The tradition of the Watermelon King in the small town of Ashland, Alabama goes back as far as anyone can remember. The town is world famous for their watermelons, and each year they have a festival where a man is crowned watermelon king for the year.

Thomas Rider comes to Ashland in search of his past. He knows the basics. He knows that his mother, Lucy Rider, came here many years ago, gave birth to him, and died. But what he really wants to know is the details. What happened when she came? What did she do to stir up so many people, and why does her name still resonate with so many people in Ashland?

The first half of this book is stories from different people in town as they tell Thomas about the town, about his mother and about what happened that summer many years ago when she arrived in Ashland. This was my favorite section, because of the way each narrator's voice added a different piece to the story that Thomas unravels about his past.

Anna, who became a good friend of Thomas' mother describes her life before meeting her:

"I met your mother when I was eighteen years old and working as a waitress at the Steak and Egg, every morning serving coffee to anyone who had fifty cents and a shirt and shoes on. Dark days, for me, before she came. I mean, there I was, a high school graduate, without much hope that things would ever change. I would always think about how many actual cups of coffee I'd poured, and I though, I can't count that high. And if I could have and actually arrived at the number, I thought I might have to kill myself. It would have been too depressing because it would have been the biggest number there was in my life up to then. I had probably served more cups of coffee than I had dollars in the bank. More cups of coffee than kisses from a man. More cups of coffee than times I had told my nephew to straighten up and fly right, or told Janet, my best friend from high school, to leave her own husband because he was just no good."

This section just sums up Anna's life at the time so neatly. She goes on in the same chapter to describe why she didn't think much about how many cups of coffee she'd served on account of the fact it might cause her to have to kill herself. She is, in short, ready for a change. When Lucy comes into town and befriends her, life does change dramatically.

Anna isn't the only one affected by Lucy. Each of the narrators, either with great ease, or great reluctance admit the effect that Lucy had on them when she came into town. Every man loved her, it seemed. The women... while they didn't all take as kindly to an outsider who riled up their men.

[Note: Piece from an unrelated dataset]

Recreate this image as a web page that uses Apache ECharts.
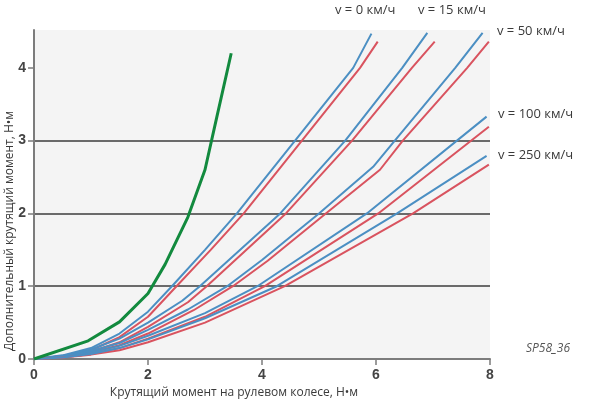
<!DOCTYPE html>
<html>
<head>
<meta charset="utf-8">
<script src="https://cdn.jsdelivr.net/npm/echarts@6/dist/echarts.min.js"></script>
<style>
html,body{margin:0;padding:0;background:#fff;}
#chart{width:600px;height:403px;}
</style>
</head>
<body>
<div id="chart"></div>
<script>
// ---- data (x: steering wheel torque, y: additional torque) ----
const xTicks = [0, 2, 4, 6, 8];
const yTicks = [0, 1, 2, 3, 4];

const greenCurve = [[0,0],[0.95,0.25],[1.5,0.51],[2.0,0.9],[2.3,1.3],[2.7,1.95],[3.0,2.6],[3.2,3.3],[3.46,4.2]];

const v0Blue  = [[0,0],[0.5,0.05],[1,0.15],[1.5,0.35],[2,0.65],[2.42,1.0],[3,1.5],[3.56,2],[4.58,3],[5.6,4],[5.92,4.47]];
const v0Red   = [[0,0],[0.5,0.04],[1,0.12],[1.5,0.3],[2,0.58],[2.5,1.0],[3.1,1.5],[3.68,2],[4.7,3],[5.72,4],[6.03,4.36]];

const v15Blue = [[0,0],[0.5,0.04],[1,0.13],[1.5,0.28],[2,0.5],[2.6,0.8],[2.91,1],[4.32,2],[5.46,3],[6.46,4],[6.9,4.48]];
const v15Red  = [[0,0],[0.5,0.03],[1,0.1],[1.5,0.23],[2,0.44],[2.7,0.78],[3.03,1],[4.42,2],[5.58,3],[6.63,4],[7.03,4.36]];

const v50Blue = [[0,0],[0.5,0.04],[1,0.11],[1.5,0.22],[2,0.4],[2.7,0.68],[3.39,1],[4.0,1.36],[5.0,2],[5.95,2.64],[6.33,3],[7.39,4],[7.87,4.48]];
const v50Red  = [[0,0],[0.5,0.03],[1,0.09],[1.5,0.19],[2,0.35],[2.8,0.67],[3.49,1],[4.1,1.35],[5.12,2],[6.07,2.6],[6.47,3],[7.6,4],[7.98,4.36]];

const v100Blue = [[0,0],[0.5,0.03],[1,0.09],[1.5,0.18],[2,0.32],[3,0.63],[3.92,1],[5.84,2],[7.94,3.33]];
const v100Red  = [[0,0],[0.5,0.02],[1,0.07],[1.5,0.15],[2,0.28],[3,0.58],[4.05,1],[6.04,2],[7.98,3.19]];

const v250Blue = [[0,0],[0.5,0.02],[1,0.07],[1.5,0.15],[2,0.27],[3,0.56],[4.26,1],[6.37,2],[7.94,2.79]];
const v250Red  = [[0,0],[0.5,0.02],[1,0.06],[1.5,0.12],[2,0.23],[3,0.5],[4.4,1],[6.65,2],[7.98,2.67]];

const speedLabels = ['v = 0 км/ч', 'v = 15 км/ч', 'v = 50 км/ч', 'v = 100 км/ч', 'v = 250 км/ч'];
const xName = 'Крутящий момент на рулевом колесе, Н•м';
const yName = 'Дополнительный крутящий момент, Н•м';
const codeLabel = 'SP58_36';

// ---- styles ----
const BLUE = '#4b8fc3';
const RED = '#d9535f';
const GREEN = '#128a3e';

function lineSeries(data, color, width) {
  return {
    type: 'line', data: data, symbol: 'none', smooth: false,
    lineStyle: { color: color, width: width }, z: 3, animation: false
  };
}

const chart = echarts.init(document.getElementById('chart'));
const labelStyle = { fill: '#3a3a3a', font: '13px "Open Sans", sans-serif' };

chart.setOption({
  animation: false,
  grid: { left: 34, right: 110, top: 30, bottom: 44, show: true, backgroundColor: '#f4f4f4', borderWidth: 0, containLabel: false, outerBoundsMode: 'none' },
  xAxis: {
    type: 'value', min: xTicks[0], max: xTicks[xTicks.length - 1], interval: 2,
    axisLine: { show: true, lineStyle: { color: '#7c7c7c', width: 2 } },
    axisTick: { show: true, inside: false, length: 6, lineStyle: { color: '#7c7c7c', width: 1.5 } },
    axisLabel: { color: '#444', fontSize: 14, fontWeight: 'bold', fontFamily: 'Liberation Sans, Arial, sans-serif', margin: 9 },
    splitLine: { show: false },
    name: xName, nameLocation: 'middle', nameGap: 25,
    nameTextStyle: { color: '#3a3a3a', fontSize: 12, fontFamily: '"Open Sans", sans-serif', padding: [0, 56, 0, 0] }
  },
  yAxis: {
    type: 'value', min: 0, max: 4.52, interval: 1,
    axisLine: { show: true, lineStyle: { color: '#7c7c7c', width: 2 } },
    axisTick: { show: true, inside: false, length: 6, customValues: yTicks, lineStyle: { color: '#7c7c7c', width: 1.5 } },
    axisLabel: { color: '#444', fontSize: 14, fontWeight: 'bold', fontFamily: 'Liberation Sans, Arial, sans-serif', margin: 8, customValues: yTicks },
    splitLine: { show: true, showMaxLine: false, lineStyle: { color: '#6a6a6a', width: 2 } }
  },
  series: [
    lineSeries(v0Red, RED, 2), lineSeries(v0Blue, BLUE, 2),
    lineSeries(v15Red, RED, 2), lineSeries(v15Blue, BLUE, 2),
    lineSeries(v50Red, RED, 2), lineSeries(v50Blue, BLUE, 2),
    lineSeries(v100Red, RED, 2), lineSeries(v100Blue, BLUE, 2),
    lineSeries(v250Red, RED, 2), lineSeries(v250Blue, BLUE, 2),
    lineSeries(greenCurve, GREEN, 3)
  ],
  graphic: [
    { type: 'text', x: 10, y: 231, rotation: Math.PI / 2,
      style: { text: yName, fill: '#3a3a3a', font: '12px "Open Sans", sans-serif', align: 'center', verticalAlign: 'middle' } },
    { type: 'text', left: 335, top: 4, style: Object.assign({ text: speedLabels[0] }, labelStyle) },
    { type: 'text', left: 418, top: 4, style: Object.assign({ text: speedLabels[1] }, labelStyle) },
    { type: 'text', left: 497, top: 25, style: Object.assign({ text: speedLabels[2] }, labelStyle) },
    { type: 'text', left: 498, top: 108, style: Object.assign({ text: speedLabels[3] }, labelStyle) },
    { type: 'text', left: 498, top: 149, style: Object.assign({ text: speedLabels[4] }, labelStyle) },
    { type: 'text', left: 526, top: 343, style: { text: codeLabel, fill: '#555', font: 'italic 12px "Open Sans", sans-serif' } }
  ]
});
</script>
</body>
</html>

Piecing each story together, we learn more about Lucy's stay in town. This is the kind of story where small details come back to connect to each other. But the second half of the book, which is told from Thomas' point of view, didn't keep the momentum going. The book is deliberately told so that tall tales are mixed in with reality, but there were some plot devices that took too big a suspension of belief. As we head towards the conclusion of the book, I found myself more and more disengaged from it. That was too bad, because there is a lot to like in this southern-flavored read.

Other reviews:
Becca's review
Nymeth's review


Nymeth said...

I think I actually liked the second part of the book better. It's too bad it didn't keep your interest as much, but I'm glad that you enjoyed it overall :)

Kim L said...

nymeth-that's interesting that we each liked different parts of the book! It goes to show how readers can take away very different things from the same book.

Debi said...

Nice review, Kim. I definitely want to get to this book one day soon! Of course, I can say that about so many books. ;)

Trish said...

I kind of felt a little disengaged near the ending of Big Fish, but I wonder if that's because I saw the movie first and LOVED it. I read Nymeth's review on this one a while ago and have thought about giving this one a shot, but ehhhh...just not sure! Thanks for the great review.

Becca said...

Hey, thanks for linking to me! I didn't even have to tell you :-)

The one thing I didn't like about the book was that he changed the writing style halfway through. I don't think we'd have to pick whether we liked the first half better or the second half if he'd stayed consistent throughout. Know what I mean?